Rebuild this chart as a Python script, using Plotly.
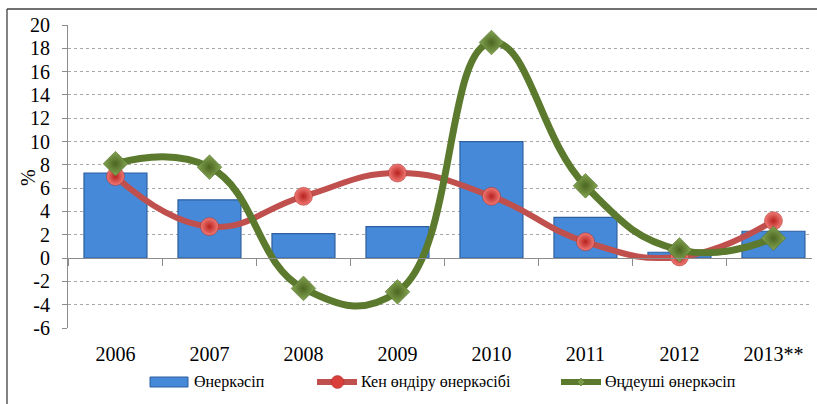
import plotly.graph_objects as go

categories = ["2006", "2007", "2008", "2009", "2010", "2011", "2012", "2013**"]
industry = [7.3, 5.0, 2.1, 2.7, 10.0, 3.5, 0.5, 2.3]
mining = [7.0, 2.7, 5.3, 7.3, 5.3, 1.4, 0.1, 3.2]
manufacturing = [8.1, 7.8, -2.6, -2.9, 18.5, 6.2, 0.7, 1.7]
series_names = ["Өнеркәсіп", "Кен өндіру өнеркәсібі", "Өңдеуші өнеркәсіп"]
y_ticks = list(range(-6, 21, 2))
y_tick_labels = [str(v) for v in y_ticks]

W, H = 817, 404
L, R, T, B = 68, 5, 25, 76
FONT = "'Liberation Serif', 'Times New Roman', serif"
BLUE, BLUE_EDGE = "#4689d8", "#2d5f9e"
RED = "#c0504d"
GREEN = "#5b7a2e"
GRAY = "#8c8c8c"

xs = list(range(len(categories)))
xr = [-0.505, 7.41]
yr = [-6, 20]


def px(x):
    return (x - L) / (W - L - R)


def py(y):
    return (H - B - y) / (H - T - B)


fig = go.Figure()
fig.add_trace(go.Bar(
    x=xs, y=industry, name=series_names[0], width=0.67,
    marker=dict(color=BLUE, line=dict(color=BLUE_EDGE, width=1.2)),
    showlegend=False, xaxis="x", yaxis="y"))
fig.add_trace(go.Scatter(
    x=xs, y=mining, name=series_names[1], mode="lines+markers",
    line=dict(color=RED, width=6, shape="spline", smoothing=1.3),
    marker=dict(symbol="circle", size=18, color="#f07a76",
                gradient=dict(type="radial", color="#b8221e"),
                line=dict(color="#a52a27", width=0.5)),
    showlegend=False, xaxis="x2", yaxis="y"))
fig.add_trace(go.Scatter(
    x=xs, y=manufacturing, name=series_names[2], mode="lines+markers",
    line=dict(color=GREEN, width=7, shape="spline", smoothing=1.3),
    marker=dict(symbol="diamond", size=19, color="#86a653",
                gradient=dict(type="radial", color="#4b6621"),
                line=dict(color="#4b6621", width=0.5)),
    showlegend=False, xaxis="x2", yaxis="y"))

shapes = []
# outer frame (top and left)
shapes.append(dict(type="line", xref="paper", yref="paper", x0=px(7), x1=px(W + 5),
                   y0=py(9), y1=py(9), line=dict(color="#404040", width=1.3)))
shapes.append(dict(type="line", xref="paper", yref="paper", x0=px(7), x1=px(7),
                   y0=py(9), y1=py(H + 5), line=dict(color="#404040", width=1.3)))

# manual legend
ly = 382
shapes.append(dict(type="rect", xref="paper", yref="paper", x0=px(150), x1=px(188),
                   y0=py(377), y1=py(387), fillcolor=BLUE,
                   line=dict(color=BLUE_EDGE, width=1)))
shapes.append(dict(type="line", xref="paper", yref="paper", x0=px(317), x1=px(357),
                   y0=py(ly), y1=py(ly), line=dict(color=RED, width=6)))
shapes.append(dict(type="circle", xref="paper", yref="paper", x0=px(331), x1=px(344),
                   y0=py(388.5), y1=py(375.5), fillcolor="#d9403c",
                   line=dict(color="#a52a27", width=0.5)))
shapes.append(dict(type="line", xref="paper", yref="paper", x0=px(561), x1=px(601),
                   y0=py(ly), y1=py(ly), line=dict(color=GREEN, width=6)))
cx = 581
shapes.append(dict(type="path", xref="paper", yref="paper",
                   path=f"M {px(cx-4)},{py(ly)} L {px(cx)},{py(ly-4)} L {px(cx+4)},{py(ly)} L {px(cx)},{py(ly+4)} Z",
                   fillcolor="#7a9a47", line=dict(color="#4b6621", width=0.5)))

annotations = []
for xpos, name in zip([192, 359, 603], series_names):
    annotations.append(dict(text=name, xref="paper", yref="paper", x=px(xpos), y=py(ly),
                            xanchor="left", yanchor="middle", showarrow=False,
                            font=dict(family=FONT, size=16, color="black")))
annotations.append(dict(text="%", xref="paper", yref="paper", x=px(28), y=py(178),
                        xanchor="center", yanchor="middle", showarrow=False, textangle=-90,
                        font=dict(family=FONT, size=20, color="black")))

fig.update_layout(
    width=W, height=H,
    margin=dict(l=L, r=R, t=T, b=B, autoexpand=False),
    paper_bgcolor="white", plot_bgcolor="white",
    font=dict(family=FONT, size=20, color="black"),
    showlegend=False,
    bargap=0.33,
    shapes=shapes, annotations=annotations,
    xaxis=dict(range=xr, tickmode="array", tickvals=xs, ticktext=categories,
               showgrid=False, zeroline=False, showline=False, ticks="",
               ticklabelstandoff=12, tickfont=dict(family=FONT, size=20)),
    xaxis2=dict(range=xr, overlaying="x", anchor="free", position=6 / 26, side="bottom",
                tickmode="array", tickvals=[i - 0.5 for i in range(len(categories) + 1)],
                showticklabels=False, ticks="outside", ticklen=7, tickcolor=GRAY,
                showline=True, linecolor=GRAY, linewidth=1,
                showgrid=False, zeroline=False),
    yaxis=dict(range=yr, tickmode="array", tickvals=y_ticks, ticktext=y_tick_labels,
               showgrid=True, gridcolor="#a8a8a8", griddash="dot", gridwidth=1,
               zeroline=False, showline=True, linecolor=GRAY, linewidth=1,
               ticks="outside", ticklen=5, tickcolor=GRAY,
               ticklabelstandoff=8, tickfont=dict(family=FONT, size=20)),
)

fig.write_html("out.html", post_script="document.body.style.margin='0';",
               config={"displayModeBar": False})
· · · · · · ·
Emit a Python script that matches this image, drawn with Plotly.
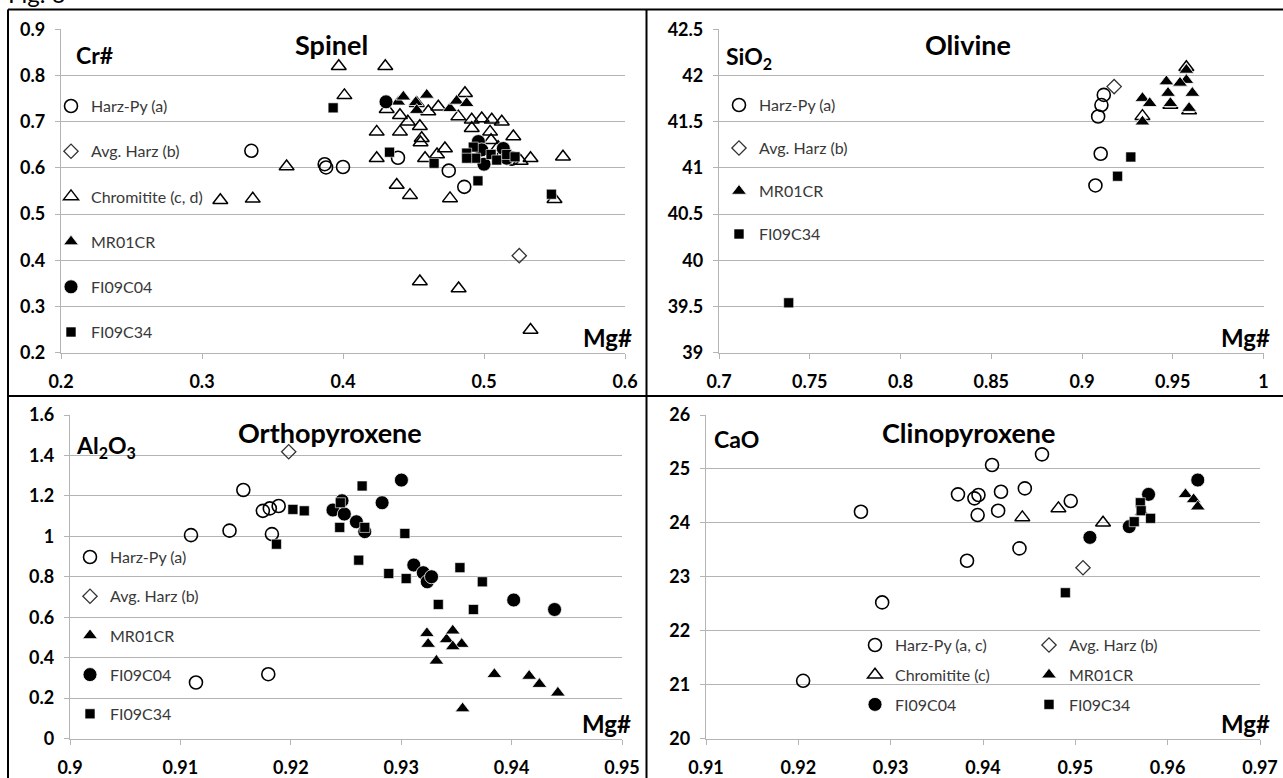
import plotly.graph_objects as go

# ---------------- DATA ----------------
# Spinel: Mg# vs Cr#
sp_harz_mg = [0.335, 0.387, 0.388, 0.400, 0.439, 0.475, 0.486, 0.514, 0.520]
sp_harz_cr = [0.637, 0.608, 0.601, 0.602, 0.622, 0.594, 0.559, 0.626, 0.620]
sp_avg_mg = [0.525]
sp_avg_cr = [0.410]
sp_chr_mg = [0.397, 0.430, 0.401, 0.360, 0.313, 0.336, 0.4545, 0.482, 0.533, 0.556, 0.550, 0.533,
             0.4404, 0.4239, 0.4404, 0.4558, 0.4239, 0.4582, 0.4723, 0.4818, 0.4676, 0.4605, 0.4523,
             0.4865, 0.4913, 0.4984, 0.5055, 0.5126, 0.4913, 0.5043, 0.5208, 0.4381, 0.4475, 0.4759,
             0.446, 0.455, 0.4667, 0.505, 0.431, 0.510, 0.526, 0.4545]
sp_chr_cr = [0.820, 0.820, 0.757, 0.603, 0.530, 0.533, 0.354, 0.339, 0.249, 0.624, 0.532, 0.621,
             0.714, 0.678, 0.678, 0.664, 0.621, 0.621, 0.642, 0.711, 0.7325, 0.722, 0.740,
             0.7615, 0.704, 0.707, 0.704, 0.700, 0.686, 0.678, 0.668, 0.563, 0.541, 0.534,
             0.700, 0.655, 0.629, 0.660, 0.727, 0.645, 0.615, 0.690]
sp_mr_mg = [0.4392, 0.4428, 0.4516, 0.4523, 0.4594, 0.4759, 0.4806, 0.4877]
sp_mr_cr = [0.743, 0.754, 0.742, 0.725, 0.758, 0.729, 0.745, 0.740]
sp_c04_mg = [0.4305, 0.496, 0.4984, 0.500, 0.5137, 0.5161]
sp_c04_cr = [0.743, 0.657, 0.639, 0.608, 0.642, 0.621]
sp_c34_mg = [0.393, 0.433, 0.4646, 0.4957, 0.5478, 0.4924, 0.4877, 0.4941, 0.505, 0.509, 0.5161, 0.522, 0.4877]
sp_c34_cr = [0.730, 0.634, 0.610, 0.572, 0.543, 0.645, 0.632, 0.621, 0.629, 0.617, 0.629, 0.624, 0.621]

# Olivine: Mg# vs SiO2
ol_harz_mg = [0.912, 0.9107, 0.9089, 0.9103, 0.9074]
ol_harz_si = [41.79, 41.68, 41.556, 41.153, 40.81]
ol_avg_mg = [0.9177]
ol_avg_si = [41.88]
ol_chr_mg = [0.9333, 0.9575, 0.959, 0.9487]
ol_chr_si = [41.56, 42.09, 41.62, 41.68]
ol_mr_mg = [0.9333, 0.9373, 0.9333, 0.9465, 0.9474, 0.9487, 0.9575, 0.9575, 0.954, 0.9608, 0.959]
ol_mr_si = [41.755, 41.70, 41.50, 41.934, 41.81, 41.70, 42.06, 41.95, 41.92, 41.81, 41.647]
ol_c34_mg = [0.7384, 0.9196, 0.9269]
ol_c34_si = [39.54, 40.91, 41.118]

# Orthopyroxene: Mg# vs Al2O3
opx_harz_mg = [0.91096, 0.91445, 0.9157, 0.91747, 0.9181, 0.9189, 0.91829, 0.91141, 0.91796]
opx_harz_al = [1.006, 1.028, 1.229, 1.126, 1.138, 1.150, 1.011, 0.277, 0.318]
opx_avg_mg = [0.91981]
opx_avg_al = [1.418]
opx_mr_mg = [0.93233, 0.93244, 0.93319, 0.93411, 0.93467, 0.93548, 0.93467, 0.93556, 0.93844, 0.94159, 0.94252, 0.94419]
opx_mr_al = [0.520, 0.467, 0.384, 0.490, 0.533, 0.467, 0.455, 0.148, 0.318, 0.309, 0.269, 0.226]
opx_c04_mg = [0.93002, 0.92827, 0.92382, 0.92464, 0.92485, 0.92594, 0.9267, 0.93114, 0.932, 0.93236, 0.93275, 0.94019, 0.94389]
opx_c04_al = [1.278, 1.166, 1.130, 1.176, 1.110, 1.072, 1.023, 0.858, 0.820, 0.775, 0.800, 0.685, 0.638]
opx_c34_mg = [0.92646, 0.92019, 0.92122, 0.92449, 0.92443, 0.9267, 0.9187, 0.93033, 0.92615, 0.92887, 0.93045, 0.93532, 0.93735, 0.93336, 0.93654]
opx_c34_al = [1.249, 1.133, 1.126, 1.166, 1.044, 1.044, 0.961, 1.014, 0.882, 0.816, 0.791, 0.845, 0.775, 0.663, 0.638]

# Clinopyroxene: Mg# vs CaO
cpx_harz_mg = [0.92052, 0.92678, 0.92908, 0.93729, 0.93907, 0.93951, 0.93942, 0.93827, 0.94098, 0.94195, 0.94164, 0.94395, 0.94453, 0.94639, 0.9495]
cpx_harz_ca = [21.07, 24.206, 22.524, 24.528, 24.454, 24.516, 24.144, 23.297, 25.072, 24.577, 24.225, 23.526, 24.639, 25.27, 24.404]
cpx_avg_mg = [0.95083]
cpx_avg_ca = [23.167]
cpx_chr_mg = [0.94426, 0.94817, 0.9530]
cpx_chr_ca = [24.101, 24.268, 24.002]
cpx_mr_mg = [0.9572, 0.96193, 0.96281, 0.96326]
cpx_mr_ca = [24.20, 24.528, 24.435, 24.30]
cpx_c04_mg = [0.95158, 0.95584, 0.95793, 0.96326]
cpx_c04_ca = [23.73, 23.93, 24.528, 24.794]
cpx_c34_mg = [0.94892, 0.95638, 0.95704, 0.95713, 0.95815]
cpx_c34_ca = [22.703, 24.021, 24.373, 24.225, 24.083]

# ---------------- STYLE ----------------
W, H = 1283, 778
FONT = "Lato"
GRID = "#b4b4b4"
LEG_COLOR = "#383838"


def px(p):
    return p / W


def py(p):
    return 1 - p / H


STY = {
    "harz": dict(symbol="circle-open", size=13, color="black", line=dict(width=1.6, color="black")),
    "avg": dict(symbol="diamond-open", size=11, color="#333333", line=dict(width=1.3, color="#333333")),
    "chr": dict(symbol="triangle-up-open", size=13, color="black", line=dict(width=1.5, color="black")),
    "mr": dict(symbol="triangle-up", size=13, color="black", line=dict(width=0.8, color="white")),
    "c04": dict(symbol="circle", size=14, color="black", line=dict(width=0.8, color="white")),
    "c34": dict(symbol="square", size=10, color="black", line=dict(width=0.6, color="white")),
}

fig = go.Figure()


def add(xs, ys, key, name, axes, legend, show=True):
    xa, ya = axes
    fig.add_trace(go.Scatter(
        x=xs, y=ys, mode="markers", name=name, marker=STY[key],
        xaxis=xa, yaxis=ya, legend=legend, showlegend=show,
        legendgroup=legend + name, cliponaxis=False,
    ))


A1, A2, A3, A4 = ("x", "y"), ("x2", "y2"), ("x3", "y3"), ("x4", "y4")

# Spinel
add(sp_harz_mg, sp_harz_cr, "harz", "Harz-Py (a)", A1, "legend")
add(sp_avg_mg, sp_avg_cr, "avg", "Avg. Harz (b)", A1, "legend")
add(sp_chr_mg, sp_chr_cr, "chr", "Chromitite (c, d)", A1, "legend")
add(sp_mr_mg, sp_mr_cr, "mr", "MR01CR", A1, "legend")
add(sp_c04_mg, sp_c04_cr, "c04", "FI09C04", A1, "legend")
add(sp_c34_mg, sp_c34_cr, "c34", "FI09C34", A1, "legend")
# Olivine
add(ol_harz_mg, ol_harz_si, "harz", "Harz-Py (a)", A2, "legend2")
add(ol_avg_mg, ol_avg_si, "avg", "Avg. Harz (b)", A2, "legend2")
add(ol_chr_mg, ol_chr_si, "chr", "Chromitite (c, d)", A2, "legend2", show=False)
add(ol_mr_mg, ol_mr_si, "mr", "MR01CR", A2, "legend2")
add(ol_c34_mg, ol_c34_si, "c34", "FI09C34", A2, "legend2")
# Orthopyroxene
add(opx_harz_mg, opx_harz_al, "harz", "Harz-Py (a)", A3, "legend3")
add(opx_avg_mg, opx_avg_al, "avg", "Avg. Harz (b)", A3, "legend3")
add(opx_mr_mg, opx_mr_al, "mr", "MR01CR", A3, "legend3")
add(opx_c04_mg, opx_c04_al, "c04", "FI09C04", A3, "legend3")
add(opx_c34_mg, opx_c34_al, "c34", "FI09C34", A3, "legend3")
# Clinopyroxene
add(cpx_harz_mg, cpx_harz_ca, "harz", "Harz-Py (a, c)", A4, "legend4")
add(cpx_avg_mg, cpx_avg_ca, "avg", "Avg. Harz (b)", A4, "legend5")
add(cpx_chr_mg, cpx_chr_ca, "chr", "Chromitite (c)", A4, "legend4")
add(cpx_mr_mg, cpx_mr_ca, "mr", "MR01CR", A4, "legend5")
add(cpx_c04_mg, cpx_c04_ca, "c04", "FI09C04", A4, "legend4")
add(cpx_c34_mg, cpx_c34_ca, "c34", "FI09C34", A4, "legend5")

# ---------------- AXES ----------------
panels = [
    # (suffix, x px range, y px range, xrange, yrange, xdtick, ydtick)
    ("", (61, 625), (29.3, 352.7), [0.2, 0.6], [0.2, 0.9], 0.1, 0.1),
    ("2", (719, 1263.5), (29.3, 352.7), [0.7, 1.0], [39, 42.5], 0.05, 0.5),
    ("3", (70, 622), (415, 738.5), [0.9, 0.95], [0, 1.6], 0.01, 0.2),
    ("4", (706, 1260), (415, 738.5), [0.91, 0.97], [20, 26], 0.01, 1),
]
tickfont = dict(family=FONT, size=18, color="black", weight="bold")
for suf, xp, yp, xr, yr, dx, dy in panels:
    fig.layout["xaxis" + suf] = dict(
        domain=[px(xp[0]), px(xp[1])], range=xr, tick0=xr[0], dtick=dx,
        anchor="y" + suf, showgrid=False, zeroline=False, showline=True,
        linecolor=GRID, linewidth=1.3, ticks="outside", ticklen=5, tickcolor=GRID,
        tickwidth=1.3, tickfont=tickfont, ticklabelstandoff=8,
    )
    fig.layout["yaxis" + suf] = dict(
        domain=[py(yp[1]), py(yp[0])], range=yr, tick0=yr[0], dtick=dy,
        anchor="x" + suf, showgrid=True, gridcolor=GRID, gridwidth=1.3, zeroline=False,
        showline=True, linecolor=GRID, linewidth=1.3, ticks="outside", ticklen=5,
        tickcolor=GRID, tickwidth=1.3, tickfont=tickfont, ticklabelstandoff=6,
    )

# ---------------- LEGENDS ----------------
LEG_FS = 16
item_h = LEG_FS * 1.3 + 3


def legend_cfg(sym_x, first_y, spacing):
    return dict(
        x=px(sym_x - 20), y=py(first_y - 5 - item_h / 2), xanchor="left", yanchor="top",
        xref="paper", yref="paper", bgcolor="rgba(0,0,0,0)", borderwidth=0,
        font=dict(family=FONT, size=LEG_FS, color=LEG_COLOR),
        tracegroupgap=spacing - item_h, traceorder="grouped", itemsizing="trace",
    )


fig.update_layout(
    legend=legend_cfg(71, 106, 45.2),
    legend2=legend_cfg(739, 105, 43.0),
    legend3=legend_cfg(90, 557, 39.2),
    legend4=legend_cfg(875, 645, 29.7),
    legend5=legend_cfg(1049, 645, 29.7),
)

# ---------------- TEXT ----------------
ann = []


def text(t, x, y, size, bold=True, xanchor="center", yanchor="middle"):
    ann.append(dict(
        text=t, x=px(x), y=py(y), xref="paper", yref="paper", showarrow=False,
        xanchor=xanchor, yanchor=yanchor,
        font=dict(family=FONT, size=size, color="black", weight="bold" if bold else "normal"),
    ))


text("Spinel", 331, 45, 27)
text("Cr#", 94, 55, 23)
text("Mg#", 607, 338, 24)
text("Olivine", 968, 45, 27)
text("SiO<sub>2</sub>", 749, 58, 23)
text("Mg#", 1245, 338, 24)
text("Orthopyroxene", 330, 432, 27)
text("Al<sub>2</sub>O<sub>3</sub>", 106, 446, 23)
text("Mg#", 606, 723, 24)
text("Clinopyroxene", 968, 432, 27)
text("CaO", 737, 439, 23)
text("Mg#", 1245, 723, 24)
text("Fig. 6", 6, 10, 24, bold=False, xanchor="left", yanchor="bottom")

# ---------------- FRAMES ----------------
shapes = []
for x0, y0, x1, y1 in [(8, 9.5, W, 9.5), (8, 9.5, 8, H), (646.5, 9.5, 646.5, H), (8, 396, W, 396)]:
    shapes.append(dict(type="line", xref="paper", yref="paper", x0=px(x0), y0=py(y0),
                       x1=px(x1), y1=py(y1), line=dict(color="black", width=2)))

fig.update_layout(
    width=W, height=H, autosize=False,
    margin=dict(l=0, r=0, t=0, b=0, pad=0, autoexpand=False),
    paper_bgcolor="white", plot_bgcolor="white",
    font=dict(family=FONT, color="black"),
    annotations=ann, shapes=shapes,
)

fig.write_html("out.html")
· · · · · · ·
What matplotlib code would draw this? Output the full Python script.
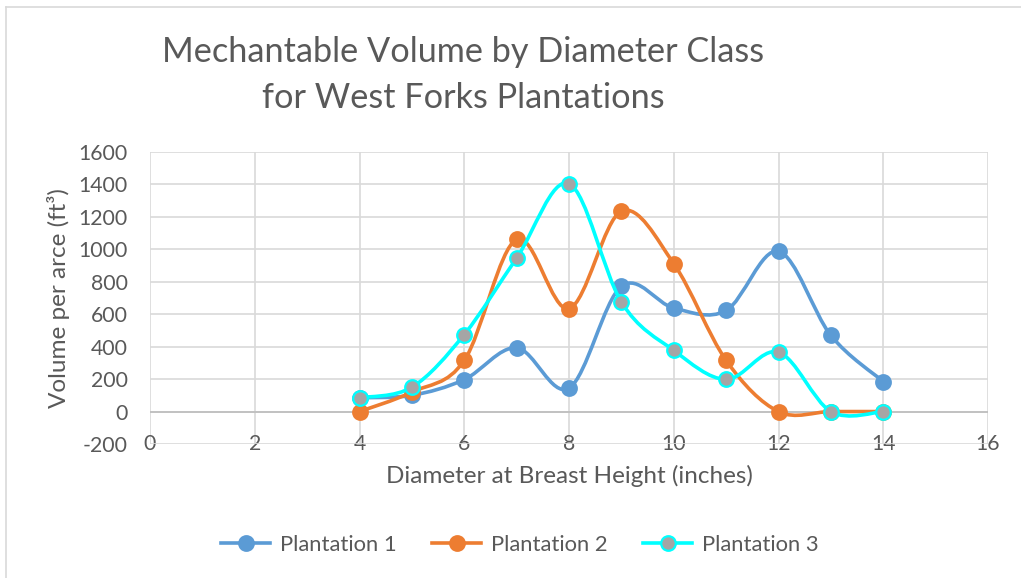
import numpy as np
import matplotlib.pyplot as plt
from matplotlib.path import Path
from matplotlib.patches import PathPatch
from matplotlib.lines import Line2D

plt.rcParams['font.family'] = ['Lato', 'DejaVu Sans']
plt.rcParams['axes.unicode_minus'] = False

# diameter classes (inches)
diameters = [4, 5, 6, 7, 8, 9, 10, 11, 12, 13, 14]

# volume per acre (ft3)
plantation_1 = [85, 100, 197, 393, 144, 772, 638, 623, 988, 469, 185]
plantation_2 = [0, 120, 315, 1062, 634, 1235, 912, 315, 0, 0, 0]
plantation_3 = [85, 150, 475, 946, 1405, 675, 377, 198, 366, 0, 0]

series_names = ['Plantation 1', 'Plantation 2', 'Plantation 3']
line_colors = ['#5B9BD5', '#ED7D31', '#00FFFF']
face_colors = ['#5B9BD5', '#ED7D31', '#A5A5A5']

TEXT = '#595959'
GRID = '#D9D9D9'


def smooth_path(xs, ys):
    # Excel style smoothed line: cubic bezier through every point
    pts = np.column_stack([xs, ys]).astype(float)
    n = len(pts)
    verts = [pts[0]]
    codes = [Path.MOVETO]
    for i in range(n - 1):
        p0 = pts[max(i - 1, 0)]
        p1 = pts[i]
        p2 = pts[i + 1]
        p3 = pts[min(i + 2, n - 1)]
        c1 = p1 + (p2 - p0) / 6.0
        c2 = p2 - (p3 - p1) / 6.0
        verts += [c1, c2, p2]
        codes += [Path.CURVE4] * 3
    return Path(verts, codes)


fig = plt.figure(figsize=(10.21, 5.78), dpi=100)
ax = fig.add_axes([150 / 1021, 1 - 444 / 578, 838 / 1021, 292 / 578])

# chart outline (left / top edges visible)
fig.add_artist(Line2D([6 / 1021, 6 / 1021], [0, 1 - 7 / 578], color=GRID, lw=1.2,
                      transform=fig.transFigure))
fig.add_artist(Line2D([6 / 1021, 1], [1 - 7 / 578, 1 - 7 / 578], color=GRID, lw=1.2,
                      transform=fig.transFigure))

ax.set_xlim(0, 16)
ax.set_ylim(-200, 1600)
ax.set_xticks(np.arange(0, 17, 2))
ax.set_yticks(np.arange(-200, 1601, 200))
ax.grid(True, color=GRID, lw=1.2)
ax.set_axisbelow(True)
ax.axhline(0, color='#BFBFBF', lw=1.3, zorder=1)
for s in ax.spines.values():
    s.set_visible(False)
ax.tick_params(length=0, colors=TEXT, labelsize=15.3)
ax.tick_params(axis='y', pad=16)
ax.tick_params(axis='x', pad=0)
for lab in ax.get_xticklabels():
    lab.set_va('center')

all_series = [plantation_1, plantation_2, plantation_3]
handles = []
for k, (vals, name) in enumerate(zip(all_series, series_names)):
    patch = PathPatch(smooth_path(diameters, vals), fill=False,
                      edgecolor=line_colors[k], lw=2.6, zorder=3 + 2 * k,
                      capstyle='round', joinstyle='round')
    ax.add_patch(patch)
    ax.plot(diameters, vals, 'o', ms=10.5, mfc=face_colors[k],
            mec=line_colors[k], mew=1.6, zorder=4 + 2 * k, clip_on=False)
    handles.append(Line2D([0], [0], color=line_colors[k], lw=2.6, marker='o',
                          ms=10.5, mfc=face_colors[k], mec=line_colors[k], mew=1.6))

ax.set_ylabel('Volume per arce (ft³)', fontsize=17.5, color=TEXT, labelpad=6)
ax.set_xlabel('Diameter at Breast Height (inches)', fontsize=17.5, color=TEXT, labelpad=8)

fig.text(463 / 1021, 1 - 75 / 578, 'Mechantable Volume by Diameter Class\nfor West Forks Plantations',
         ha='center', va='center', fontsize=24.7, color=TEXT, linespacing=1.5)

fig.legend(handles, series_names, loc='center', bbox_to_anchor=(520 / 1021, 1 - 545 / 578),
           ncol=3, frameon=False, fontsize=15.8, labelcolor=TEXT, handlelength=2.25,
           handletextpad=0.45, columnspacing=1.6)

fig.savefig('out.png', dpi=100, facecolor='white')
· · · · · · ·
§ Stated exercise:
Pictures are excluded. Repeat exactly the lines from the one containing "Rebuild this chart" to the one containing "return (x - L) / (W - L - R)", inclusive.

§ Written response:
Rebuild this chart as a Python script, using Plotly.
import plotly.graph_objects as go

categories = ["2006", "2007", "2008", "2009", "2010", "2011", "2012", "2013**"]
industry = [7.3, 5.0, 2.1, 2.7, 10.0, 3.5, 0.5, 2.3]
mining = [7.0, 2.7, 5.3, 7.3, 5.3, 1.4, 0.1, 3.2]
manufacturing = [8.1, 7.8, -2.6, -2.9, 18.5, 6.2, 0.7, 1.7]
series_names = ["Өнеркәсіп", "Кен өндіру өнеркәсібі", "Өңдеуші өнеркәсіп"]
y_ticks = list(range(-6, 21, 2))
y_tick_labels = [str(v) for v in y_ticks]

W, H = 817, 404
L, R, T, B = 68, 5, 25, 76
FONT = "'Liberation Serif', 'Times New Roman', serif"
BLUE, BLUE_EDGE = "#4689d8", "#2d5f9e"
RED = "#c0504d"
GREEN = "#5b7a2e"
GRAY = "#8c8c8c"

xs = list(range(len(categories)))
xr = [-0.505, 7.41]
yr = [-6, 20]


def px(x):
    return (x - L) / (W - L - R)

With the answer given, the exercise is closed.